MOUNTAIN VIEW, Calif. — As enterprises move more heavily into virtualization, they will have to overhaul their data backup and disaster recovery strategies because these won’t apply so well to the new virtualized world.
That’s the case Deepak Mohan, senior vice president of Symantec’s (NASDAQ: SYMC) data protection group, made in a press briefing here at the company’s offices where he discussed its strategies for disaster recovery, high availability and data protection.
There are two major reasons why virtualization requires a new approach to data backup and disaster recovery, Mohan said. One is virtual sprawl, which is the unchecked proliferation of virtual machines (VMs) (define). “Virtual machines are easy to deploy and propagate like rabbits, and that causes complexity of management from the data perspective,” Mohan explained.

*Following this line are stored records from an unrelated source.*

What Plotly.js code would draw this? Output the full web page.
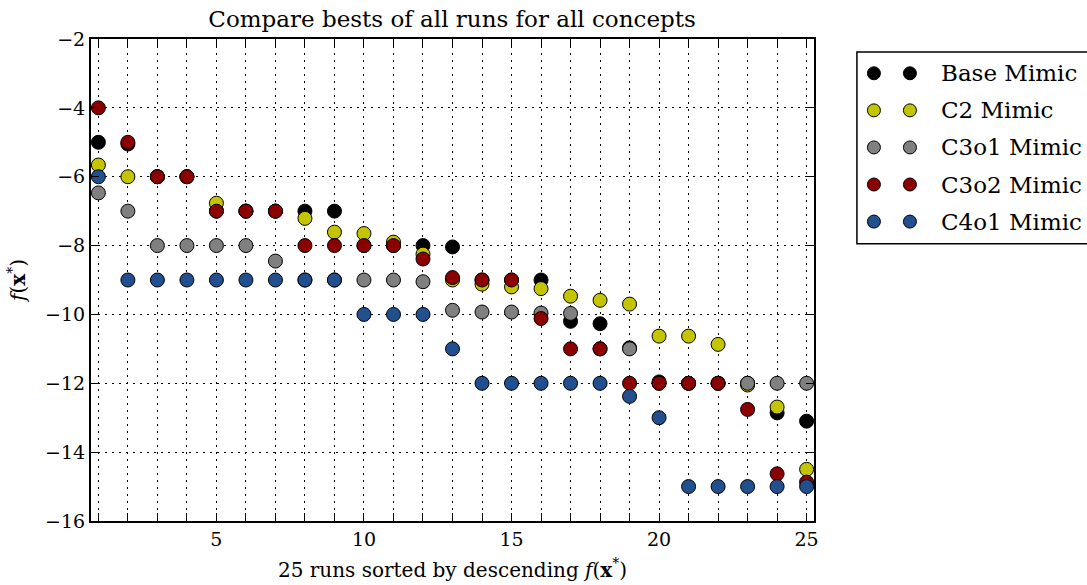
<!DOCTYPE html>
<html>
<head>
<meta charset="utf-8">
<script src="https://cdn.plot.ly/plotly-3.0.1.min.js"></script>
<style>
  html, body { margin: 0; padding: 0; background: #ffffff; }
  #chart { width: 1087px; height: 585px; }
</style>
</head>
<body>
<div id="chart"></div>
<script>
// Run index (1 = best run), runs sorted by descending f(x*)
const runs = [1, 2, 3, 4, 5, 6, 7, 8, 9, 10, 11, 12, 13, 14, 15, 16, 17, 18, 19, 20, 21, 22, 23, 24, 25];

// Best objective value of each run, per concept
const baseMimic = [-5.0, -5.05, -6.0, -6.0, -7.0, -7.0, -7.0, -7.0, -7.0, -8.0, -8.0, -8.0, -8.04,
                   -9.0, -9.0, -9.0, -10.2, -10.27, -10.97, -11.96, -12.0, -12.0, -12.0, -12.86, -13.1];
const c2Mimic   = [-5.66, -6.0, -6.0, -6.0, -6.77, -7.0, -7.0, -7.21, -7.61, -7.65, -7.9, -8.25, -9.0,
                   -9.12, -9.2, -9.25, -9.47, -9.59, -9.7, -10.63, -10.63, -10.87, -12.05, -12.69, -14.5];
const c3o1Mimic = [-6.47, -7.0, -8.0, -8.0, -8.0, -8.0, -8.45, -9.0, -9.0, -9.0, -9.0, -9.05, -9.88,
                   -9.93, -9.93, -9.96, -9.97, -11.0, -11.0, -12.0, -12.0, -12.0, -12.0, -12.0, -12.0];
const c3o2Mimic = [-4.0, -5.0, -6.0, -6.0, -7.0, -7.0, -7.0, -8.0, -8.0, -8.0, -8.0, -8.39, -8.93,
                   -9.0, -9.0, -10.12, -11.0, -11.0, -12.0, -12.0, -12.0, -12.0, -12.76, -14.63, -14.87];
const c4o1Mimic = [-6.0, -9.0, -9.0, -9.0, -9.0, -9.0, -9.0, -9.0, -9.0, -10.0, -10.0, -10.0, -11.0,
                   -12.0, -12.0, -12.0, -12.0, -12.0, -12.38, -13.0, -15.0, -15.0, -15.0, -15.0, -15.0];

const seriesNames  = ['Base Mimic', 'C2 Mimic', 'C3o1 Mimic', 'C3o2 Mimic', 'C4o1 Mimic'];
const seriesValues = [baseMimic, c2Mimic, c3o1Mimic, c3o2Mimic, c4o1Mimic];
const seriesColors = ['#000000', '#c4c400', '#808080', '#8b0000', '#22508f'];

// Axis ticks
const xLabelled = [5, 10, 15, 20, 25];
const yTicks = [-16, -14, -12, -10, -8, -6, -4, -2];

const FONT = 'DejaVu Serif, Liberation Serif, serif';
const GRID_DASH = '1.5px,5.5px';
const traces = [];

// Main scatter: one marker trace per concept, later concepts drawn on top
seriesValues.forEach((vals, i) => {
  traces.push({
    type: 'scatter', mode: 'markers',
    x: runs, y: vals, name: seriesNames[i],
    xaxis: 'x', yaxis: 'y',
    cliponaxis: false,
    showlegend: false,
    marker: { size: 14, color: seriesColors[i], line: { color: '#000000', width: 1 } }
  });
});

// Key: two sample markers per concept in a small side panel
const keySamples = [0, 1];
const annotations = [];
seriesNames.forEach((name, i) => {
  traces.push({
    type: 'scatter', mode: 'markers',
    x: keySamples, y: keySamples.map(() => i),
    xaxis: 'x2', yaxis: 'y2',
    showlegend: false, hoverinfo: 'skip',
    marker: { size: 13, color: seriesColors[i], line: { color: '#000000', width: 1 } }
  });
  annotations.push({
    xref: 'x2', yref: 'y2', x: 1.8, y: i,
    xanchor: 'left', yanchor: 'middle', showarrow: false,
    text: name, font: { family: FONT, size: 23, color: '#000000' }
  });
});

const fx = '<i>f</i>(<b>x</b><sup>*</sup>)';

const layout = {
  width: 1087, height: 585,
  paper_bgcolor: '#ffffff', plot_bgcolor: '#ffffff',
  margin: { l: 91, r: 0, t: 39, b: 64 },
  font: { family: FONT, size: 18, color: '#000000' },
  title: {
    text: 'Compare bests of all runs for all concepts',
    x: 0.3625, xref: 'paper', xanchor: 'center',
    y: 0.968, yref: 'container', yanchor: 'middle',
    font: { family: FONT, size: 23, color: '#000000' }
  },
  xaxis: {
    domain: [0, 0.7259], range: [0.75, 25.25],
    tickmode: 'array', tickvals: xLabelled,
    ticks: 'inside', ticklen: 8, tickwidth: 1, tickcolor: '#000000',
    minor: {
      tickmode: 'array', tickvals: runs,
      ticks: 'inside', ticklen: 8, tickwidth: 1, tickcolor: '#000000',
      showgrid: true, gridcolor: '#000000', gridwidth: 1, griddash: GRID_DASH
    },
    showline: true, linecolor: '#000000', linewidth: 2, mirror: 'allticks',
    showgrid: true, gridcolor: '#000000', gridwidth: 1, griddash: GRID_DASH,
    zeroline: false,
    tickfont: { family: FONT, size: 19 },
    title: { text: '25 runs sorted by descending ' + fx, standoff: 14,
             font: { family: FONT, size: 20 } }
  },
  yaxis: {
    domain: [0, 1], range: [-16, -2],
    tickmode: 'array', tickvals: yTicks,
    ticks: 'inside', ticklen: 8, tickwidth: 1, tickcolor: '#000000',
    showline: true, linecolor: '#000000', linewidth: 2, mirror: 'allticks',
    showgrid: true, gridcolor: '#000000', gridwidth: 1, griddash: GRID_DASH,
    zeroline: false,
    tickfont: { family: FONT, size: 19 },
    title: { text: fx, standoff: 14, font: { family: FONT, size: 20 } }
  },
  xaxis2: { domain: [0.769, 1], range: [-0.472, 5.917], anchor: 'y2', visible: false, fixedrange: true },
  yaxis2: { domain: [0.575, 0.973], range: [4.601, -0.574], anchor: 'x2', visible: false, fixedrange: true },
  shapes: [{
    type: 'rect', xref: 'paper', yref: 'paper',
    x0: 0.769, x1: 1.05, y0: 0.575, y1: 0.973,
    line: { color: '#000000', width: 1.5 }, fillcolor: 'rgba(0,0,0,0)'
  }],
  annotations: annotations,
  showlegend: false
};

Plotly.newPlot('chart', traces, layout, { displayModeBar: false, staticPlot: true });
</script>
</body>
</html>
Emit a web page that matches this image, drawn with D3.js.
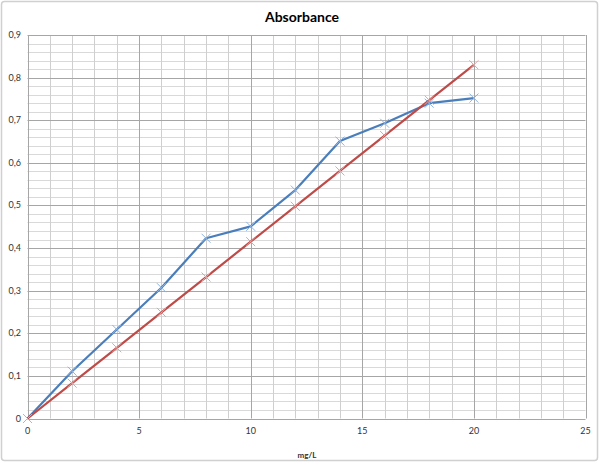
<!DOCTYPE html>
<html><head><meta charset="utf-8">
<script src="https://cdn.jsdelivr.net/npm/d3@7"></script>
<style>html,body{margin:0;padding:0;background:#fff;}svg{display:block;}</style>
</head><body>
<svg id="c" width="600" height="463"></svg>
<script>
const xValues = [0, 2, 4, 6, 8, 10, 12, 14, 16, 18, 20];
const blueValues = [0, 0.111, 0.209, 0.307, 0.423, 0.451, 0.536, 0.651, 0.693, 0.740, 0.752];
const redValues = [0, 0.083, 0.166, 0.249, 0.332, 0.415, 0.498, 0.581, 0.664, 0.747, 0.830];
const xTicks = [0, 5, 10, 15, 20, 25];
const yTicks = [0, 0.1, 0.2, 0.3, 0.4, 0.5, 0.6, 0.7, 0.8, 0.9];
const titleText = "Absorbance";
const xTitle = "mg/L";

const svg = d3.select("#c");
const font = "Lato, 'Open Sans', sans-serif";
svg.append("rect").attr("x",1.5).attr("y",1.5).attr("width",596).attr("height",459)
  .attr("fill","#fff").attr("stroke","#d0d0d0").attr("stroke-width",1.5).attr("rx",3);

const L=27.5, R=585.5, T=35, B=418.5;
const x = d3.scaleLinear().domain([0,25]).range([L,R]);
const y = d3.scaleLinear().domain([0,0.9]).range([B,T]);

const g = svg.append("g");
// minor horizontal
d3.range(0, 46).map(i=>i*0.02).filter((v,i)=>i%5!==0).forEach(v=>{
  g.append("line").attr("x1",L).attr("x2",R).attr("y1",Math.round(y(v))+0.5).attr("y2",Math.round(y(v))+0.5)
   .attr("stroke","#d9d9d9").attr("stroke-width",1);
});
// minor vertical
d3.range(0,26).filter(v=>v%5!==0).forEach(v=>{
  g.append("line").attr("y1",T).attr("y2",B).attr("x1",Math.round(x(v))+0.5).attr("x2",Math.round(x(v))+0.5)
   .attr("stroke","#cfcfcf").attr("stroke-width",1);
});
// major horizontal
yTicks.forEach(v=>{
  g.append("line").attr("x1",L).attr("x2",R).attr("y1",Math.round(y(v))+0.5).attr("y2",Math.round(y(v))+0.5)
   .attr("stroke","#a6a6a6").attr("stroke-width",1);
});
// major vertical
xTicks.forEach(v=>{
  g.append("line").attr("y1",T).attr("y2",B).attr("x1",Math.round(x(v))+0.5).attr("x2",Math.round(x(v))+0.5)
   .attr("stroke","#a6a6a6").attr("stroke-width",1);
});

// y tick labels
const fmt = v => d3.format("~g")(v).replace(".", ",");
yTicks.forEach(v=>{
  svg.append("text").attr("x",21).attr("y",y(v)+3).attr("text-anchor","end")
    .attr("font-family",font).attr("font-size",9).attr("fill","#333").text(fmt(v));
});
xTicks.forEach(v=>{
  svg.append("text").attr("x",x(v)).attr("y",434).attr("text-anchor","middle")
    .attr("font-family",font).attr("font-size",9).attr("fill","#333").text(fmt(v));
});

svg.append("text").attr("x",302).attr("y",22).attr("text-anchor","middle")
  .attr("font-family",font).attr("font-size",14).attr("font-weight","bold").attr("fill","#000").text(titleText);
svg.append("text").attr("x",307).attr("y",458).attr("text-anchor","middle")
  .attr("font-family",font).attr("font-size",8).attr("font-weight","bold").attr("fill","#333").text(xTitle);

function series(vals, lineColor, markColor){
  const data = xValues.map((xv,i)=>[xv, vals[i]]);
  svg.append("path").datum(data).attr("fill","none").attr("stroke",lineColor).attr("stroke-width",2.2)
    .attr("stroke-linejoin","round")
    .attr("d", d3.line().x(d=>x(d[0])).y(d=>y(d[1])));
  const s=4.5;
  data.forEach(d=>{
    const cx=x(d[0]), cy=y(d[1]);
    svg.append("path").attr("d",`M${cx-s},${cy-s}L${cx+s},${cy+s}M${cx-s},${cy+s}L${cx+s},${cy-s}`)
      .attr("stroke",markColor).attr("stroke-width",1).attr("fill","none");
  });
}
series(blueValues, "#4a7ebb", "#8db3e2");
series(redValues, "#be4b48", "#e6a0a0");
</script>
</body></html>
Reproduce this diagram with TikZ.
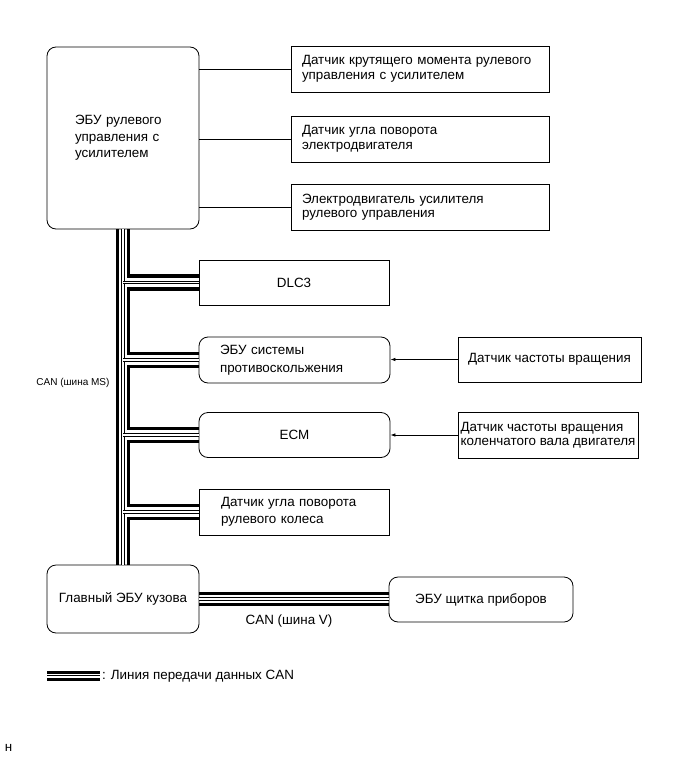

The other reason is the difficulty of protecting and recovering applications in virtual environments. Distributing applications across VMs or across both VMs and physical servers further strains the backup and recovery systems. Finally, VMs can be easily moved from one physical server to another, using applications like VMware’s VMotion, which makes them more difficult to track and back up.
Mohan recommended that CIOs consider restructuring their data backup and disaster recovery strategies as soon as they begin to virtualize. In the traditional backup approach, where perhaps 20 virtual machines are running on one physical server, IT would have to back up each of those VMs and take one snapshot of the entire environment so it could recover one file or a number of files with a data protection product, Mohan said.
Symantec’s NetBackup enterprise-class flagship product offers a new approach — it lets users take only the one snapshot of the environment (instead of many) and conduct granular recovery of files from that single snapshot image.
This sort of granular recovery capability is getting more important as virtualization moves from development and testing labs to production environments where transaction-intensive applications are being used.
“Before, people were virtualizing print and other servers and testing and development, where losing data wasn’t that important, or consolidating legacy applications into smaller, newer servers,” 451 Group analyst Henry Balthazar told InternetNews.com. “Now, they’re moving into e-mail servers and transaction-oriented applications, where problems get magnified,” he added.